Exercise aim
Only the lines from the first one through the line with "const frameLine = ()" should be printed, exactly as they appear.
-- start of Available data --
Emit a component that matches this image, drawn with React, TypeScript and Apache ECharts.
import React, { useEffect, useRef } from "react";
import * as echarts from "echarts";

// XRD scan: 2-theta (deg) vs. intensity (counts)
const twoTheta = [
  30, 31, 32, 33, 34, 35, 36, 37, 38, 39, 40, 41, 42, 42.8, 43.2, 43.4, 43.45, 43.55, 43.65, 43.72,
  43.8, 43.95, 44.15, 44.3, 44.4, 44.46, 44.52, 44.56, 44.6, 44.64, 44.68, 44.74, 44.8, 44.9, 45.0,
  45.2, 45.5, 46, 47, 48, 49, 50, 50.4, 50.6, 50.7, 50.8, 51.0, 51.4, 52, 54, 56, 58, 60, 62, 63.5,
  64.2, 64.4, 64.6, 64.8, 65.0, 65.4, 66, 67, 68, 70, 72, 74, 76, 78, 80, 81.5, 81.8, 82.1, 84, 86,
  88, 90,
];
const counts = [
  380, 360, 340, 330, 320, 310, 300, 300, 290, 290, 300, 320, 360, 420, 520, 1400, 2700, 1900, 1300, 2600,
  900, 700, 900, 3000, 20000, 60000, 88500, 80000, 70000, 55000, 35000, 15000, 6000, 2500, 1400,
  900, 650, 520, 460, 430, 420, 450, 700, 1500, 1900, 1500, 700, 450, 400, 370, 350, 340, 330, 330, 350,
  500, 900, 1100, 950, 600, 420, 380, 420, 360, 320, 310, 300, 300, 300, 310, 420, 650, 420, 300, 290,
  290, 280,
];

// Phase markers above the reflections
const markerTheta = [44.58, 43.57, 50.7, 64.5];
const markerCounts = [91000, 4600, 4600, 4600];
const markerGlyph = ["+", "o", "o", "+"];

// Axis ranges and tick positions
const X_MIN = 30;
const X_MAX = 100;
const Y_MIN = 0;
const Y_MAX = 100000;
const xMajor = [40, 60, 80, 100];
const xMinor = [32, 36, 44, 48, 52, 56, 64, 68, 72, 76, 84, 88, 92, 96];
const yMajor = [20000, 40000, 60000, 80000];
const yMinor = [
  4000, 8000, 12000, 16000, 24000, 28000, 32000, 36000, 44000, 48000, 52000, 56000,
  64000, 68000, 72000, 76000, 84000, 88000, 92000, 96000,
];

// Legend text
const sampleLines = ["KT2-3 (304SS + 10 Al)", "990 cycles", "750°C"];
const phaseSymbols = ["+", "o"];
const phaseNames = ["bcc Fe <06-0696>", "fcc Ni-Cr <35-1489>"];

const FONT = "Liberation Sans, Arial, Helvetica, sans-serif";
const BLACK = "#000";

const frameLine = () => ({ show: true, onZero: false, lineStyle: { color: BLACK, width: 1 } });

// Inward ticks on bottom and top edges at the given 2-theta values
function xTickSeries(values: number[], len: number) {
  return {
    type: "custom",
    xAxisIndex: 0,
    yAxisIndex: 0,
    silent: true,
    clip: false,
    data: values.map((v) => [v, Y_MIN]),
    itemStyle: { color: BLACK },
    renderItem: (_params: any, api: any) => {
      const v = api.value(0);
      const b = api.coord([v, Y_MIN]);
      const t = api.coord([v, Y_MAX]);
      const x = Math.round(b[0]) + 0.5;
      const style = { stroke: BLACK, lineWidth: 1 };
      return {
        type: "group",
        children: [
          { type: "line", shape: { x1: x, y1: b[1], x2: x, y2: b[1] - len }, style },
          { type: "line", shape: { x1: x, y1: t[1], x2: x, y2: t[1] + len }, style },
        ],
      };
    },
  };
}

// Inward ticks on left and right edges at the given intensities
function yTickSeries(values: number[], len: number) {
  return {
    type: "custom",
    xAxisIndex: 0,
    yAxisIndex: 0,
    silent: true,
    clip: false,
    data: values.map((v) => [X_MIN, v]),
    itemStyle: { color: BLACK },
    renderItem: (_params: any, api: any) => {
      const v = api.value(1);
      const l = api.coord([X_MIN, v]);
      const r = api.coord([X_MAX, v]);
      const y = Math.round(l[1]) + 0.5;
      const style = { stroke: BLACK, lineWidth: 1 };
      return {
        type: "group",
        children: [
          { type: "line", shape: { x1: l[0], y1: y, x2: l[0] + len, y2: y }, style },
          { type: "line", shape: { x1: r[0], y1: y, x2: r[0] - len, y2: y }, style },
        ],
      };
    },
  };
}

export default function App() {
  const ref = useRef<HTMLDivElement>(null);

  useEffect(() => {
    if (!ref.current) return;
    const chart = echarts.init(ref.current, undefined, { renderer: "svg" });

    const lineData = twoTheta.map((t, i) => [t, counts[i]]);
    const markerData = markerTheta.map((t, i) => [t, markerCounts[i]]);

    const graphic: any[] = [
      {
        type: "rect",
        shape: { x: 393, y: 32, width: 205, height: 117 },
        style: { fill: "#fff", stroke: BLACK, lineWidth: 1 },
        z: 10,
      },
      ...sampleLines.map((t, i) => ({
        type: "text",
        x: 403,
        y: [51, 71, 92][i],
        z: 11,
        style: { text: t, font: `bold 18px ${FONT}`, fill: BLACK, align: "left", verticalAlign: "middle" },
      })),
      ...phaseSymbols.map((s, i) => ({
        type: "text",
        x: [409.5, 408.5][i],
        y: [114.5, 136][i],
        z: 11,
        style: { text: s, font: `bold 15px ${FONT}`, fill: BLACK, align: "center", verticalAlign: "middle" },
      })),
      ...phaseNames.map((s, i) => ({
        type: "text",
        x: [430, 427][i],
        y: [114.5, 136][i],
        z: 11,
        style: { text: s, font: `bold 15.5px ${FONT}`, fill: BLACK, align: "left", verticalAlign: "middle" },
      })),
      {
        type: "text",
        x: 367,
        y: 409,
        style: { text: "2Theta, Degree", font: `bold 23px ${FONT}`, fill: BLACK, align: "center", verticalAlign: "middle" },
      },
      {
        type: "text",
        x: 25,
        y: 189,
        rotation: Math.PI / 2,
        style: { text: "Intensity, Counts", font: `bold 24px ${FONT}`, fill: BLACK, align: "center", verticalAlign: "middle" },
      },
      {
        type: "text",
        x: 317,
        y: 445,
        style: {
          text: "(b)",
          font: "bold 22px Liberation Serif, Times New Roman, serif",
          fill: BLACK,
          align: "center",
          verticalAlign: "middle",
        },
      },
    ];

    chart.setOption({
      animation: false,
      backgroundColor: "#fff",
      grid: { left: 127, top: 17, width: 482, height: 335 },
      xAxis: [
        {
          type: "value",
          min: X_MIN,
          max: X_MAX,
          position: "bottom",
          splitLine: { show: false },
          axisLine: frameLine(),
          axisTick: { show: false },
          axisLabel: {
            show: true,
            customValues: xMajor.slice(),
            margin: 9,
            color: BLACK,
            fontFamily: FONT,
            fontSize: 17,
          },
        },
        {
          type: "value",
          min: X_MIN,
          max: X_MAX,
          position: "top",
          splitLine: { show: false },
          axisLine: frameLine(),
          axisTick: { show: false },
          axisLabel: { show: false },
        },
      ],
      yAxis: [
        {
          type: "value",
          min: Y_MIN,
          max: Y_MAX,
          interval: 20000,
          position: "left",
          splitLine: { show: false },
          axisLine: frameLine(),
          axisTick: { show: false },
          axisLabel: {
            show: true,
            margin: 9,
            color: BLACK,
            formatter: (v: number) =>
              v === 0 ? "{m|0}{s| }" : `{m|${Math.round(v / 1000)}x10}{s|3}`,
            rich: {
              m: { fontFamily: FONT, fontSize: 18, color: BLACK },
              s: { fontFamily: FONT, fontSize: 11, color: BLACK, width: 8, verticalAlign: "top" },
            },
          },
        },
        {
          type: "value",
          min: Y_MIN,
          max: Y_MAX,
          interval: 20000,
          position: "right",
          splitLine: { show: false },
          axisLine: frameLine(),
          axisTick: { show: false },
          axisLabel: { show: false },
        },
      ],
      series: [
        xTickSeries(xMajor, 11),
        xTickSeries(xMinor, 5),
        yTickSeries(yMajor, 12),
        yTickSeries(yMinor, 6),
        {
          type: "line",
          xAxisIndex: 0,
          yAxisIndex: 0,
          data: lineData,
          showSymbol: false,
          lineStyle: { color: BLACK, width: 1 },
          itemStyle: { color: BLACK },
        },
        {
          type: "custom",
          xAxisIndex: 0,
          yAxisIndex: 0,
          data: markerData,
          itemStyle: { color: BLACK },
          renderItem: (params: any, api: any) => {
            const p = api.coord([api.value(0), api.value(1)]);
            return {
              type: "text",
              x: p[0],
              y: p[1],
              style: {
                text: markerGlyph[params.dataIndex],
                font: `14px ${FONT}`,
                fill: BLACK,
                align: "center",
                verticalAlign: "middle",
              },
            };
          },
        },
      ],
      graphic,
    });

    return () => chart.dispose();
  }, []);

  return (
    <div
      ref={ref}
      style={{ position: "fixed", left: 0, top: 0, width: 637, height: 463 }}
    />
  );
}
-- end of Available data --
Completed exercise
Emit a component that matches this image, drawn with React, TypeScript and Apache ECharts.
import React, { useEffect, useRef } from "react";
import * as echarts from "echarts";

// XRD scan: 2-theta (deg) vs. intensity (counts)
const twoTheta = [
  30, 31, 32, 33, 34, 35, 36, 37, 38, 39, 40, 41, 42, 42.8, 43.2, 43.4, 43.45, 43.55, 43.65, 43.72,
  43.8, 43.95, 44.15, 44.3, 44.4, 44.46, 44.52, 44.56, 44.6, 44.64, 44.68, 44.74, 44.8, 44.9, 45.0,
  45.2, 45.5, 46, 47, 48, 49, 50, 50.4, 50.6, 50.7, 50.8, 51.0, 51.4, 52, 54, 56, 58, 60, 62, 63.5,
  64.2, 64.4, 64.6, 64.8, 65.0, 65.4, 66, 67, 68, 70, 72, 74, 76, 78, 80, 81.5, 81.8, 82.1, 84, 86,
  88, 90,
];
const counts = [
  380, 360, 340, 330, 320, 310, 300, 300, 290, 290, 300, 320, 360, 420, 520, 1400, 2700, 1900, 1300, 2600,
  900, 700, 900, 3000, 20000, 60000, 88500, 80000, 70000, 55000, 35000, 15000, 6000, 2500, 1400,
  900, 650, 520, 460, 430, 420, 450, 700, 1500, 1900, 1500, 700, 450, 400, 370, 350, 340, 330, 330, 350,
  500, 900, 1100, 950, 600, 420, 380, 420, 360, 320, 310, 300, 300, 300, 310, 420, 650, 420, 300, 290,
  290, 280,
];

// Phase markers above the reflections
const markerTheta = [44.58, 43.57, 50.7, 64.5];
const markerCounts = [91000, 4600, 4600, 4600];
const markerGlyph = ["+", "o", "o", "+"];

// Axis ranges and tick positions
const X_MIN = 30;
const X_MAX = 100;
const Y_MIN = 0;
const Y_MAX = 100000;
const xMajor = [40, 60, 80, 100];
const xMinor = [32, 36, 44, 48, 52, 56, 64, 68, 72, 76, 84, 88, 92, 96];
const yMajor = [20000, 40000, 60000, 80000];
const yMinor = [
  4000, 8000, 12000, 16000, 24000, 28000, 32000, 36000, 44000, 48000, 52000, 56000,
  64000, 68000, 72000, 76000, 84000, 88000, 92000, 96000,
];

// Legend text
const sampleLines = ["KT2-3 (304SS + 10 Al)", "990 cycles", "750°C"];
const phaseSymbols = ["+", "o"];
const phaseNames = ["bcc Fe <06-0696>", "fcc Ni-Cr <35-1489>"];

const FONT = "Liberation Sans, Arial, Helvetica, sans-serif";
const BLACK = "#000";

const frameLine = () => ({ show: true, onZero: false, lineStyle: { color: BLACK, width: 1 } });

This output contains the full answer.